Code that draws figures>
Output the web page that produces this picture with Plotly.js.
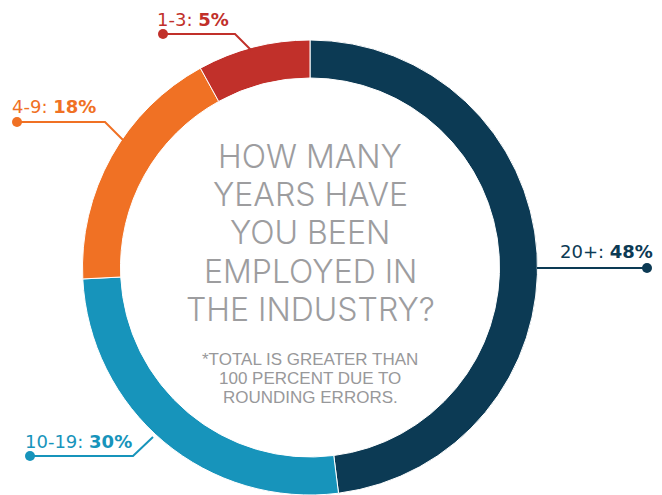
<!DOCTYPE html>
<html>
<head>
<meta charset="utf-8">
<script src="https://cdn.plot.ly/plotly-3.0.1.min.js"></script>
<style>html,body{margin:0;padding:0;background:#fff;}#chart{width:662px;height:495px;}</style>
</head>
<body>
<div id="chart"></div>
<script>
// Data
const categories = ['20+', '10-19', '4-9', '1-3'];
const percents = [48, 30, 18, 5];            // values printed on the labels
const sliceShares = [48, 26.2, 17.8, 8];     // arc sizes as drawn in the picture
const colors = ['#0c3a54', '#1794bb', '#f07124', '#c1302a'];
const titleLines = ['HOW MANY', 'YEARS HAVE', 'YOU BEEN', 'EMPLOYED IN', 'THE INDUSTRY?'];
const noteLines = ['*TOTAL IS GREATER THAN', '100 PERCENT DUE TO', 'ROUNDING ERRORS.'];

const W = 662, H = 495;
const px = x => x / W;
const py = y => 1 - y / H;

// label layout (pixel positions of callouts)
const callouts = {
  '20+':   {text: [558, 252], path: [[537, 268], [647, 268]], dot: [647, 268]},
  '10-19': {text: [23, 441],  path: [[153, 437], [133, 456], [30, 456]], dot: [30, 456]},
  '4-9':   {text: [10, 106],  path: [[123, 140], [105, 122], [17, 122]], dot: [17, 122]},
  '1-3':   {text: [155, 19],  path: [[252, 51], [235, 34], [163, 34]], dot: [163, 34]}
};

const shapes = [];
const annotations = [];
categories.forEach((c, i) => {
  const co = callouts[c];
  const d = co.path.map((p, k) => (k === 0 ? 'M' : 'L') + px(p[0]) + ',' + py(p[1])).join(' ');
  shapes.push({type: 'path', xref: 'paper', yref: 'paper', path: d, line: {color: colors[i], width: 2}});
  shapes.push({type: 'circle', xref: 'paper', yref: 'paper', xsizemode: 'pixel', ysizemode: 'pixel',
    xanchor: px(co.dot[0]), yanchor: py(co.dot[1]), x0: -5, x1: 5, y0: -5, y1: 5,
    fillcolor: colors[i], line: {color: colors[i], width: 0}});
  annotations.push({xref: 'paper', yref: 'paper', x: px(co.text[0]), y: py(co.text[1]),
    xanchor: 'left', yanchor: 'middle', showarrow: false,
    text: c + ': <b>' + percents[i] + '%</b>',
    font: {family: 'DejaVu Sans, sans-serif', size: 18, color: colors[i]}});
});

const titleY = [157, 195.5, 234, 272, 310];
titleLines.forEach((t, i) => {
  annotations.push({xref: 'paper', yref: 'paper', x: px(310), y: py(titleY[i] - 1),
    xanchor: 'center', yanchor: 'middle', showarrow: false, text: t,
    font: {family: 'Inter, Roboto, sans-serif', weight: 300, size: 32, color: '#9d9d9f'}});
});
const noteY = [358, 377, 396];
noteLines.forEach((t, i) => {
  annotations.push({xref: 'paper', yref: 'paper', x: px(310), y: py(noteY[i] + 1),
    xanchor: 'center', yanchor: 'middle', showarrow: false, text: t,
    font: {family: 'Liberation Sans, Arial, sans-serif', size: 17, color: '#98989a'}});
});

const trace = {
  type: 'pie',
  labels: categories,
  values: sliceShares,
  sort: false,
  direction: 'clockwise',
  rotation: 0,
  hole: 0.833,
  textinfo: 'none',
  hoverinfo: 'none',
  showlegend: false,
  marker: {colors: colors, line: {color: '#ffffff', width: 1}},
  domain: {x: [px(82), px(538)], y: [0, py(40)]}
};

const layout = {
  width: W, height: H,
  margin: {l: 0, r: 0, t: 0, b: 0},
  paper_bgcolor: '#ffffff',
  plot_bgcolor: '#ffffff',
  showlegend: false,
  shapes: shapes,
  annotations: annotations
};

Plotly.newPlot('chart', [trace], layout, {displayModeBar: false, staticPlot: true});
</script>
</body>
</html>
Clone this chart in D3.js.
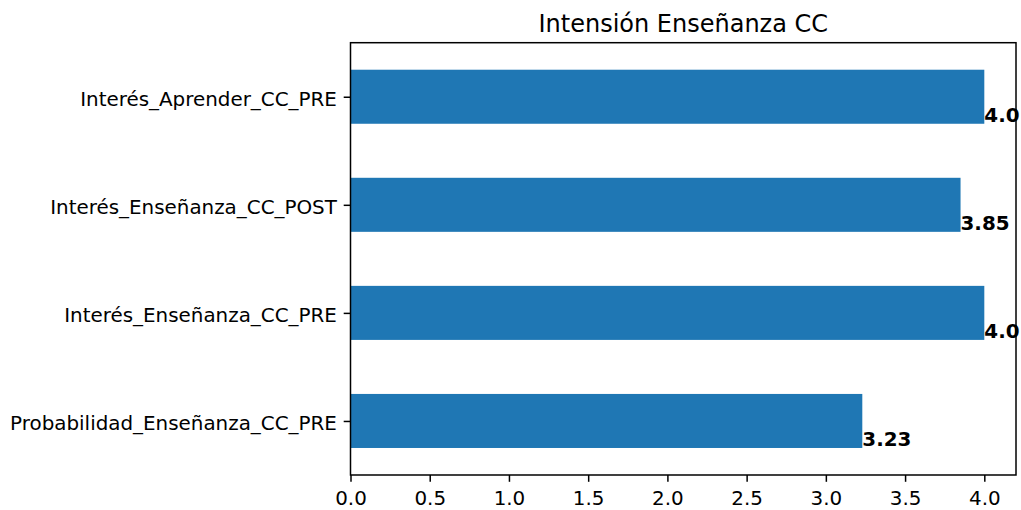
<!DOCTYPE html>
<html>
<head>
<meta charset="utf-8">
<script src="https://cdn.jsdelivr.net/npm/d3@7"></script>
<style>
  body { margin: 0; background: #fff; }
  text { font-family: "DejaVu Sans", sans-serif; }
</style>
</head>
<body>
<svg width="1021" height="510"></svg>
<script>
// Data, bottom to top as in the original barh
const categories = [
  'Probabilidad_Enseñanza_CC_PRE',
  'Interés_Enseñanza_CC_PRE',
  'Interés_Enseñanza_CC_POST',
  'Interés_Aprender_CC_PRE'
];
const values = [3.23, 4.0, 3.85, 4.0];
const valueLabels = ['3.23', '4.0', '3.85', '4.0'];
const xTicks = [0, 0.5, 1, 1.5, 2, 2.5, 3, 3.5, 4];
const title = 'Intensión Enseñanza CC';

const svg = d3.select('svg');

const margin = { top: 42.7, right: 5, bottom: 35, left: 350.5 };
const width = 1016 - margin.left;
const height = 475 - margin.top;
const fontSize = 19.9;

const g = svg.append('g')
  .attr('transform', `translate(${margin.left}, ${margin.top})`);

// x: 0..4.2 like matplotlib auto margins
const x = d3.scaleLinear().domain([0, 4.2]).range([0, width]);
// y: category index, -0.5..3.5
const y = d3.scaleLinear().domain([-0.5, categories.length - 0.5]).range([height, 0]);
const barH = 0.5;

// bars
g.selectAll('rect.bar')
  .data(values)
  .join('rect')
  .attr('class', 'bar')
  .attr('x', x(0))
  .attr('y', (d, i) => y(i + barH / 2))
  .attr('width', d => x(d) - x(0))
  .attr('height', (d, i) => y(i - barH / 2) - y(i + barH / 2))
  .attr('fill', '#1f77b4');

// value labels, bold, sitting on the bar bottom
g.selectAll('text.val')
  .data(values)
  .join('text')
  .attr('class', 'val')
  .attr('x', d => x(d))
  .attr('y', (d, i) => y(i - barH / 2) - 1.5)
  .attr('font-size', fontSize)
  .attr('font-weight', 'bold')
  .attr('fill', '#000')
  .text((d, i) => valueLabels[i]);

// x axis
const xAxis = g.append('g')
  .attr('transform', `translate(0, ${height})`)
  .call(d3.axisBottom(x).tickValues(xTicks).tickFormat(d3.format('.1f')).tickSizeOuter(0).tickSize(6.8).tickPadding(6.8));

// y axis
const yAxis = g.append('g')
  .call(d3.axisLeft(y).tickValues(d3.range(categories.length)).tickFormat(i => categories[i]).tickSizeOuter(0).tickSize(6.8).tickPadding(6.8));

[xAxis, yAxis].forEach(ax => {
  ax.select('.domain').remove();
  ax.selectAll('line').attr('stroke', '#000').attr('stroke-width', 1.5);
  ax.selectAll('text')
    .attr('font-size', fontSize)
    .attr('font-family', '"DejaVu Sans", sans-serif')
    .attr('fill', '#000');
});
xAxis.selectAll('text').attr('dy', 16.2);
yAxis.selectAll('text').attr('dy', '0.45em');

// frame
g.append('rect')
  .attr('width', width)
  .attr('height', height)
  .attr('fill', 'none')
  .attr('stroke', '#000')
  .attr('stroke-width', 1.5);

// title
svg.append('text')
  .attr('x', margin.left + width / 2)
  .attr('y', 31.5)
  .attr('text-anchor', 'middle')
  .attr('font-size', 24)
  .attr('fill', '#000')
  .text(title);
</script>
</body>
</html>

Work to do> Find every line containing the word "picture", then give the total and nothing more.

Expected answer> 2